Este pacto del punto final compromete igualmente a jueces, fiscales y abogados. El sistema de justicia opera bajo sus principios evitando cualquier enfrentamiento con el sistema. Es la excusa para dar carpetazo a los crímenes cometidos durante los años de las dictaduras. Salvo excepciones, nada sugiere una ruptura. Muchos casos son sobreseídos o archivados para mantener el equilibrio de poderes y no enfadar a los militares. Ante esta ignominia, los sobrevivientes de torturas y los familiares de detenidos-desaparecidos han buscado otras formas de hacer justicia. Los desagravios públicos conocidos como Funas, contra los torturadores en sus domicilios, es un punto de partida. Se busca concitar el rechazo comunitario a los torturadores. Esta experiencia sustituye, en parte, el silencio de los tribunales.

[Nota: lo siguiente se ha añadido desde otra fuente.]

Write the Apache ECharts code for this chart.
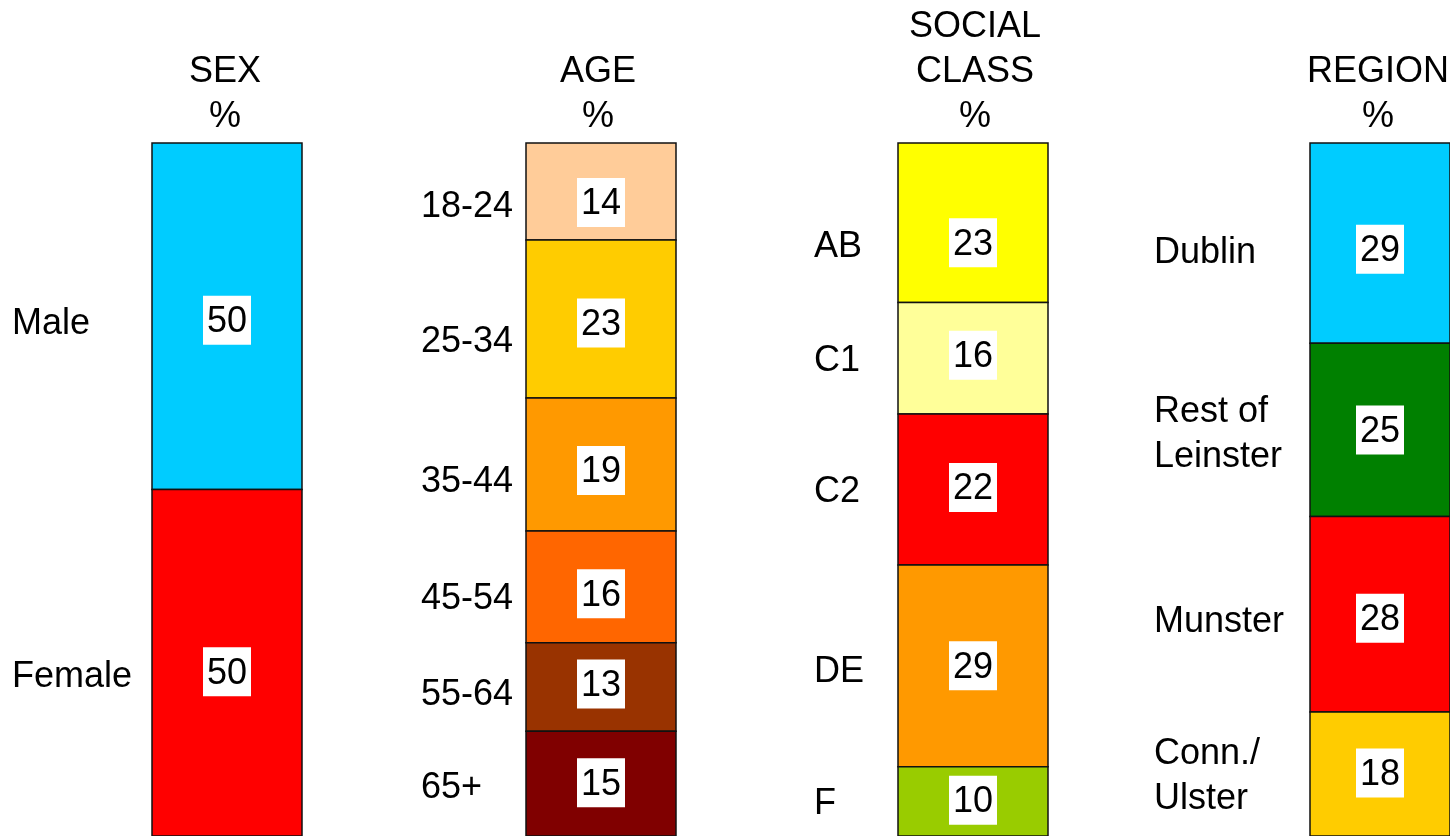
<!DOCTYPE html>
<html>
<head>
<meta charset="utf-8">
<script src="https://cdn.jsdelivr.net/npm/echarts@6/dist/echarts.min.js"></script>
<style>
  html, body { margin: 0; padding: 0; background: #ffffff; }
  #chart { width: 1450px; height: 836px; }
</style>
</head>
<body>
<div id="chart"></div>
<script>
// ---- Data (percent shares) ----
const sexCategories = ['Male', 'Female'];
const sexValues = [50, 50];

const ageCategories = ['18-24', '25-34', '35-44', '45-54', '55-64', '65+'];
const ageValues = [14.0, 22.8, 19.2, 16.1, 12.8, 15.1];

const classCategories = ['AB', 'C1', 'C2', 'DE', 'F'];
const classValues = [23.0, 16.1, 21.8, 29.1, 10.0];

const regionCategories = ['Dublin', 'Rest of\nLeinster', 'Munster', 'Conn./\nUlster'];
const regionValues = [28.9, 25.0, 28.2, 17.9];

const columnTitles = ['SEX\n%', 'AGE\n%', 'SOCIAL\nCLASS\n%', 'REGION\n%'];

// ---- Styles ----
const sexColors = ['#00CCFF', '#FF0000'];
const ageColors = ['#FFCC99', '#FFCC00', '#FF9900', '#FF6600', '#993300', '#800000'];
const classColors = ['#FFFF00', '#FFFF99', '#FF0000', '#FF9900', '#99CC00'];
const regionColors = ['#00CCFF', '#008000', '#FF0000', '#FFCC00'];

// text placement tweaks (pixels below segment centre), as in the original layout
const sexValueNudge = [4, 9], sexNameNudge = [4, 10];
const ageValueNudge = [11, 4, 6, 7, -3, -1], ageNameNudge = [12, 19, 14, 8, 4, 0];
const classValueNudge = [20, -3, -2, 0, -1], classNameNudge = [20, -1, -1, 2, -1];
const regionValueNudge = [6, 0, 4, -1], regionNameNudge = [6, 1, 4, -1];

const FONT_FAMILY = '"Liberation Sans", Arial, Helvetica, sans-serif';
const FONT = '36px ' + FONT_FAMILY;
const TEXT_BIAS = 4;   // glyph centring correction for plain text
const BOX_W = 48, BOX_H = 49;

// layout per column: bar left edge, left-label distance, title centre, title top
const columns = [
  { cats: sexCategories, vals: sexValues, colors: sexColors, vNudge: sexValueNudge, nNudge: sexNameNudge, left: 152, labelDist: 140, titleX: 225, titleTop: 50 },
  { cats: ageCategories, vals: ageValues, colors: ageColors, vNudge: ageValueNudge, nNudge: ageNameNudge, left: 526, labelDist: 105, titleX: 598, titleTop: 50 },
  { cats: classCategories, vals: classValues, colors: classColors, vNudge: classValueNudge, nNudge: classNameNudge, left: 898, labelDist: 84, titleX: 975, titleTop: 5 },
  { cats: regionCategories, vals: regionValues, colors: regionColors, vNudge: regionValueNudge, nNudge: regionNameNudge, left: 1310, labelDist: 156, titleX: 1378, titleTop: 50 }
];

const BAR_TOP = 143;
const BAR_HEIGHT = 696;
const BAR_WIDTH = 150;

const grids = [], xAxes = [], yAxes = [], series = [], titles = [];

columns.forEach((col, ci) => {
  grids.push({ left: col.left, top: BAR_TOP, width: BAR_WIDTH, height: BAR_HEIGHT, containLabel: false });
  xAxes.push({ type: 'category', gridIndex: ci, data: ['all'], show: false, boundaryGap: true });
  yAxes.push({ type: 'value', gridIndex: ci, min: 0, max: 100, inverse: true, show: false });

  let cum = 0;
  const data = col.vals.map((v, i) => {
    const item = [0, cum, cum + v, v, i];
    cum += v;
    return item;
  });

  series.push({
    type: 'custom',
    xAxisIndex: ci,
    yAxisIndex: ci,
    silent: true,
    clip: false,
    data: data,
    renderItem: function (params, api) {
      const start = api.value(1), end = api.value(2), val = api.value(3), idx = api.value(4);
      const p0 = api.coord([0, start]);
      const p1 = api.coord([0, end]);
      const w = api.size([1, 0])[0];
      const x = p0[0] - w / 2;
      const midY = (p0[1] + p1[1]) / 2;
      const boxY = midY + col.vNudge[idx];
      return {
        type: 'group',
        children: [
          {
            type: 'rect',
            shape: { x: x, y: p0[1], width: w, height: p1[1] - p0[1] },
            style: { fill: col.colors[idx], stroke: '#111', lineWidth: 1.5 }
          },
          {
            type: 'rect',
            z2: 5,
            shape: { x: p0[0] - BOX_W / 2, y: boxY - BOX_H / 2, width: BOX_W, height: BOX_H },
            style: { fill: '#ffffff' }
          },
          {
            type: 'text',
            z2: 10,
            style: {
              text: String(Math.round(val)),
              x: p0[0], y: boxY + TEXT_BIAS - 2,
              align: 'center', verticalAlign: 'middle',
              font: FONT, fill: '#000'
            }
          },
          {
            type: 'text',
            z2: 10,
            style: {
              text: col.cats[idx],
              x: x - col.labelDist, y: midY + col.nNudge[idx] + TEXT_BIAS,
              align: 'left', verticalAlign: 'middle',
              font: FONT, fill: '#000', lineHeight: 45
            }
          }
        ]
      };
    }
  });

  titles.push({
    text: columnTitles[ci],
    left: col.titleX,
    top: col.titleTop,
    textAlign: 'center',
    padding: 0,
    textStyle: {
      fontFamily: FONT_FAMILY,
      fontSize: 36, fontWeight: 'normal', color: '#000', lineHeight: 45
    }
  });
});

const chart = echarts.init(document.getElementById('chart'), null, { renderer: 'canvas' });
chart.setOption({
  animation: false,
  backgroundColor: '#ffffff',
  title: titles,
  grid: grids,
  xAxis: xAxes,
  yAxis: yAxes,
  series: series
});
</script>
</body>
</html>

Por otro lado, los medios de comunicación no prestan atención o callan. Igualmente, muchos intelectuales que se comprometieron con el restablecimiento de las libertades, cuando se trata de condenar las violaciones a los derechos humanos cometidas durante los gobiernos de facto y del presente se escaquean. Su compromiso se diluye mirando hacia otro lado. Es el caso de las matanzas de los pueblos indígenas o la represión generalizada en caso de protesta popular. Los ejemplos pueden ser Acteal, Guerrero, Oaxaca, Perú, Colombia y el sur de Chile.
Por ello este primer encuentro es un punto de inflexión. Busca poner fin a las políticas de impunidad llamando la atención al necesario componente ético, presente a la hora de aplicar justicia. Los sobrevivientes deben ver reparados los daños. Sólo así la sociedad podrá quitarse esa loza bajo el ejercicio democrático de los derechos civiles. Mientras no suceda, la ofensa pervivirá con el peligro subyacente de que nuevos militares tomen el relevo bajo el pretexto de luchar contra el terrorismo internacional, el narcotráfico o como en Honduras, contra el chavismo. La alarma se dispara. Es obligatorio acabar con las leyes de punto final y la impunidad. Los responsables deben ser juzgados. La verdad debe salir a la luz frente a la mentira y la amnesia política.